Homogeneous catalytic hydrolysis of sodium borohydride starting with Ru(acac) 3 (acac = acetylacetonate) and P(OMe) 3 was followed by monitoring the hydrogen evolution and the UV–vis electronic absorption spectra which shows the conversion of all ruthenium(III) to a ruthenium(II) species, most likely acting as catalyst. This active catalyst is alive only under reducing conditions and converted mainly to Ru(acac) 3 along with other minor complexes when the catalytic reaction is over. A ruthenium(II) complex was isolated from the reaction solution after the complete catalytic hydrolysis of sodium borohydride and characterized to be [Ru{P(OMe) 3} 4H 2] by single crystal XRD, MS, UV–vis, FTIR, 1H, 13C and 31P NMR spectroscopy. [Ru{P(OMe) 3} 4H 2] complex crystallizes in the triclinic space group P-1 with a = 10.066(2) Å, b = 19.108(3) Å, c = 20.938(4) Å, α = 78.839(14)°, β = 87.308(16)° and γ = 79.506(14)°. This ruthenium(II) complex was found not to be the active catalyst in the hydrolysis of sodium borohydride, rather one of its conversion products after catalysis. Although the active catalyst could not be isolated from the reaction solution, it could be stabilized by adding chelating 2,2′-bipyridine into the solution during the catalysis. Thus, a stabilized form of the active catalyst, [Ru(acac)(bipy){P(OMe) 3}H], could be isolated and characterized by MS, UV–vis, FTIR, 1H, 13C and 31P NMR spectroscopy. [Ru(acac)(bipy){P(OMe) 3}H] is expectedly not as active as the ruthenium(II) species formed in situ during the catalysis.

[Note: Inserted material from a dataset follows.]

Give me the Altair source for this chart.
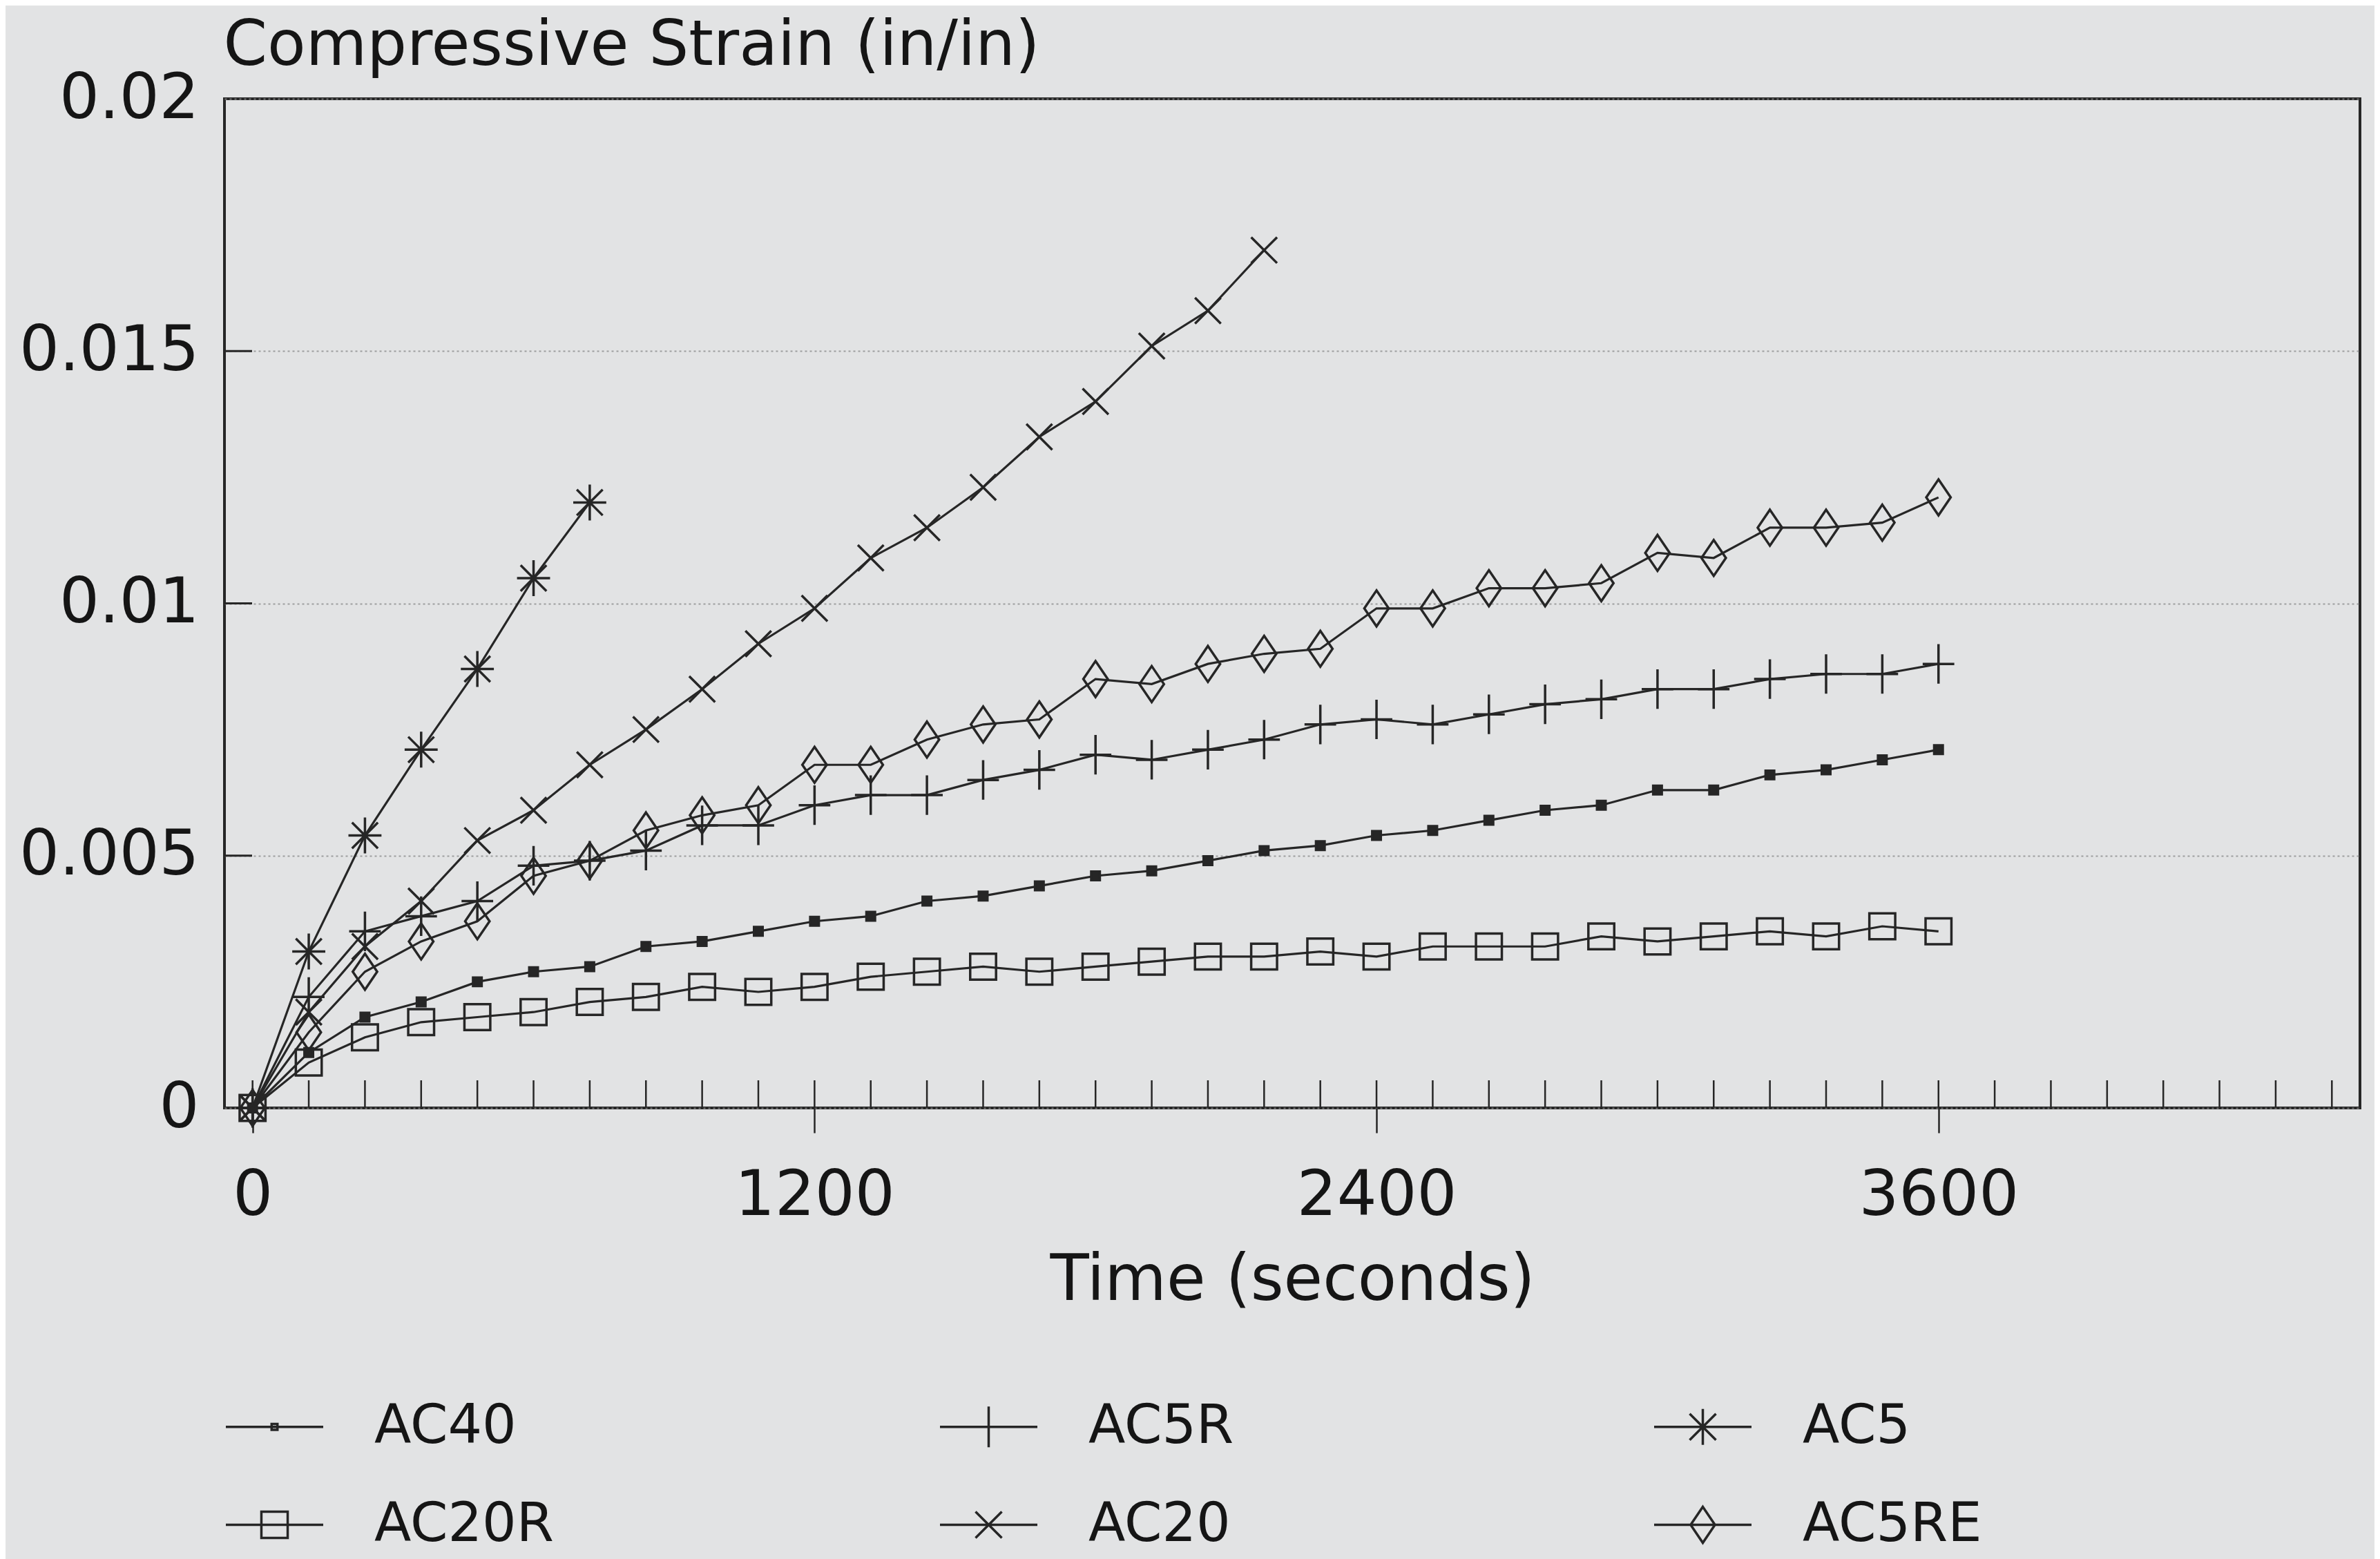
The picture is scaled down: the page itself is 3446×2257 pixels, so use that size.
import altair as alt
import pandas as pd

# ---------------- data ----------------
time_s = [0, 120, 240, 360, 480, 600, 720, 840, 960, 1080, 1200, 1320, 1440, 1560,
          1680, 1800, 1920, 2040, 2160, 2280, 2400, 2520, 2640, 2760, 2880, 3000,
          3120, 3240, 3360, 3480, 3600]

ac40 = [0, 0.0011, 0.0018, 0.0021, 0.0025, 0.0027, 0.0028, 0.0032, 0.0033, 0.0035,
        0.0037, 0.0038, 0.0041, 0.0042, 0.0044, 0.0046, 0.0047, 0.0049, 0.0051,
        0.0052, 0.0054, 0.0055, 0.0057, 0.0059, 0.0060, 0.0063, 0.0063, 0.0066,
        0.0067, 0.0069, 0.0071]
ac20r = [0, 0.0009, 0.0014, 0.0017, 0.0018, 0.0019, 0.0021, 0.0022, 0.0024, 0.0023,
         0.0024, 0.0026, 0.0027, 0.0028, 0.0027, 0.0028, 0.0029, 0.0030, 0.0030,
         0.0031, 0.0030, 0.0032, 0.0032, 0.0032, 0.0034, 0.0033, 0.0034, 0.0035,
         0.0034, 0.0036, 0.0035]
ac5r = [0, 0.0022, 0.0035, 0.0038, 0.0041, 0.0048, 0.0049, 0.0051, 0.0056, 0.0056,
        0.0060, 0.0062, 0.0062, 0.0065, 0.0067, 0.0070, 0.0069, 0.0071, 0.0073,
        0.0076, 0.0077, 0.0076, 0.0078, 0.0080, 0.0081, 0.0083, 0.0083, 0.0085,
        0.0086, 0.0086, 0.0088]
ac5re = [0, 0.0015, 0.0027, 0.0033, 0.0037, 0.0046, 0.0049, 0.0055, 0.0058, 0.0060,
         0.0068, 0.0068, 0.0073, 0.0076, 0.0077, 0.0085, 0.0084, 0.0088, 0.0090,
         0.0091, 0.0099, 0.0099, 0.0103, 0.0103, 0.0104, 0.0110, 0.0109, 0.0115,
         0.0115, 0.0116, 0.0121]
ac20 = [0, 0.0019, 0.0032, 0.0041, 0.0053, 0.0059, 0.0068, 0.0075, 0.0083, 0.0092,
        0.0099, 0.0109, 0.0115, 0.0123, 0.0133, 0.0140, 0.0151, 0.0158, 0.0170]
ac5 = [0, 0.0031, 0.0054, 0.0071, 0.0087, 0.0105, 0.0120]

series_order = ["AC40", "AC5R", "AC5", "AC20R", "AC20", "AC5RE"]
# legend entries fill column by column: (AC40, AC20R) (AC5R, AC20) (AC5, AC5RE)
legend_order = ["AC40", "AC20R", "AC5R", "AC20", "AC5", "AC5RE"]
series_values = {"AC40": ac40, "AC5R": ac5r, "AC5": ac5,
                 "AC20R": ac20r, "AC20": ac20, "AC5RE": ac5re}

x_labels = [0, 1200, 2400, 3600]
y_labels = [0, 0.005, 0.01, 0.015, 0.02]
y_inner_ticks = [0.005, 0.01, 0.015]
x_minor_ticks = list(range(0, 4441, 120))

rows = []
for name in series_order:
    for t, v in zip(time_s, series_values[name]):
        rows.append({"series": name, "time": t, "strain": v})
df = pd.DataFrame(rows)
df_xt = pd.DataFrame({"tick": x_minor_ticks})
df_yt = pd.DataFrame({"ytick": y_inner_ticks})

# ---------------- styling ----------------
W, H = 3092, 1461
FONT = "DejaVu Sans"
INK = "#262626"
TXT = "#151515"
BG = "#e2e3e4"

xscale = alt.Scale(domain=[-60, 4500], nice=False, zero=False)
yscale = alt.Scale(domain=[0, 0.02], nice=False)

marker_path = {
    "AC40": "M-0.12,-0.12H0.12V0.12H-0.12Z",
    "AC5R": "M0,-0.55V0.55M-0.44,0H0.44",
    "AC5": "M0,-0.5V0.5M-0.46,0H0.46M-0.36,-0.36L0.36,0.36M-0.36,0.36L0.36,-0.36",
    "AC20R": "M-0.36,-0.36H0.36V0.36H-0.36Z",
    "AC20": "M-0.36,-0.36L0.36,0.36M-0.36,0.36L0.36,-0.36",
    "AC5RE": "M0,-0.5L0.34,0L0,0.5L-0.34,0Z",
}
legend_path = {
    "AC40": "M-1,0H1M-0.06,-0.06H0.06V0.06H-0.06Z",
    "AC5R": "M-1,0H1M0,-0.42V0.42",
    "AC5": "M-1,0H1M0,-0.37V0.37M-0.27,-0.27L0.27,0.27M-0.27,0.27L0.27,-0.27",
    "AC20R": "M-1,0H1M-0.27,-0.27H0.27V0.27H-0.27Z",
    "AC20": "M-1,0H1M-0.27,-0.27L0.27,0.27M-0.27,0.27L0.27,-0.27",
    "AC5RE": "M-1,0H1M0,-0.37L0.25,0L0,0.37L-0.25,0Z",
}
fill_of = {"AC40": INK}

x_axis = alt.Axis(
    values=x_labels, format="d", title="Time (seconds)", grid=False, domain=False,
    tickSize=36, tickWidth=2.5, tickColor=INK, labelPadding=46, labelLimit=0,
    labelFont=FONT, labelFontSize=91, labelColor=TXT,
    titleFont=FONT, titleFontSize=92, titleFontWeight="normal", titleColor=TXT,
    titleY=277, titleBaseline="alphabetic", titleLimit=0,
)
y_axis = alt.Axis(
    values=y_labels, format="~g", title="Compressive Strain (in/in)",
    grid=True, gridDash=[3, 4], gridColor="#8c8c8c", gridWidth=2, gridOpacity=0.8,
    domain=False, ticks=False, labelPadding=37, labelLimit=0,
    labelFont=FONT, labelFontSize=91, labelColor=TXT,
    titleFont=FONT, titleFontSize=91, titleFontWeight="normal", titleColor=TXT,
    titleAngle=0, titleAlign="left", titleBaseline="alphabetic",
    titleX=-2, titleY=-50, titleLimit=0,
)

lines = alt.Chart(df).mark_line(color=INK, strokeWidth=3.2).encode(
    x=alt.X("time:Q", scale=xscale, axis=x_axis),
    y=alt.Y("strain:Q", scale=yscale, axis=y_axis),
    detail="series:N",
    order="time:Q",
)

points = alt.Chart(df).mark_point(opacity=1, stroke=INK, strokeWidth=3.5, size=104 * 104).encode(
    x=alt.X("time:Q", scale=xscale),
    y=alt.Y("strain:Q", scale=yscale),
    shape=alt.Shape("series:N", scale=alt.Scale(domain=series_order,
                                                range=[marker_path[s] for s in series_order]),
                    legend=None),
    fill=alt.Fill("series:N", scale=alt.Scale(domain=series_order,
                                              range=[fill_of.get(s, "transparent") for s in series_order]),
                  legend=None),
)

legend_layer = alt.Chart(df).transform_filter("false").mark_point(
    opacity=1, stroke=INK, strokeWidth=3.5, filled=False
).encode(
    shape=alt.Shape(
        "series:N",
        scale=alt.Scale(domain=legend_order, range=[legend_path[s] for s in legend_order]),
        legend=alt.Legend(
            title=None, orient="none", legendX=0, legendY=1850,
            columns=3, gridAlign="all", columnPadding=552, rowPadding=30,
            symbolSize=141 * 141, symbolStrokeWidth=3.5, symbolStrokeColor=INK,
            symbolFillColor="transparent", symbolOpacity=1,
            labelFont=FONT, labelFontSize=78, labelColor=TXT, labelOffset=72,
            labelLimit=0, labelBaseline="middle",
        ),
    ),
)

x_inner = alt.Chart(df_xt).mark_rule(color=INK, strokeWidth=2.5).encode(
    x=alt.X("tick:Q", scale=xscale),
    y=alt.value(H - 40),
    y2=alt.value(H),
)
y_inner = alt.Chart(df_yt).mark_rule(color=INK, strokeWidth=3).encode(
    y=alt.Y("ytick:Q", scale=yscale),
    x=alt.value(0),
    x2=alt.value(40),
)

chart = alt.layer(x_inner, y_inner, lines, points, legend_layer).resolve_scale(
    shape="independent", fill="independent"
).properties(
    width=W, height=H,
    autosize=alt.AutoSizeParams(type="none"),
    padding={"left": 317, "top": 135, "right": 21, "bottom": 653},
    background=BG,
).configure_view(
    stroke=INK, strokeWidth=4, fill=BG,
)

chart.save("out.html", embed_options={"renderer": "svg", "actions": False})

Taking all the results together reveals that the active catalyst is a ruthenium(II) complex, either [Ru(acac){P(OMe) 3} 3H] or most likely its dissociation product, [Ru(acac){P(OMe) 3} 2H]. Control experiments showed that 2,2′-bipyridine can replace only the trimethylphosphite ligands but not the acetylacetonato ligand in the ruthenium(II) complex.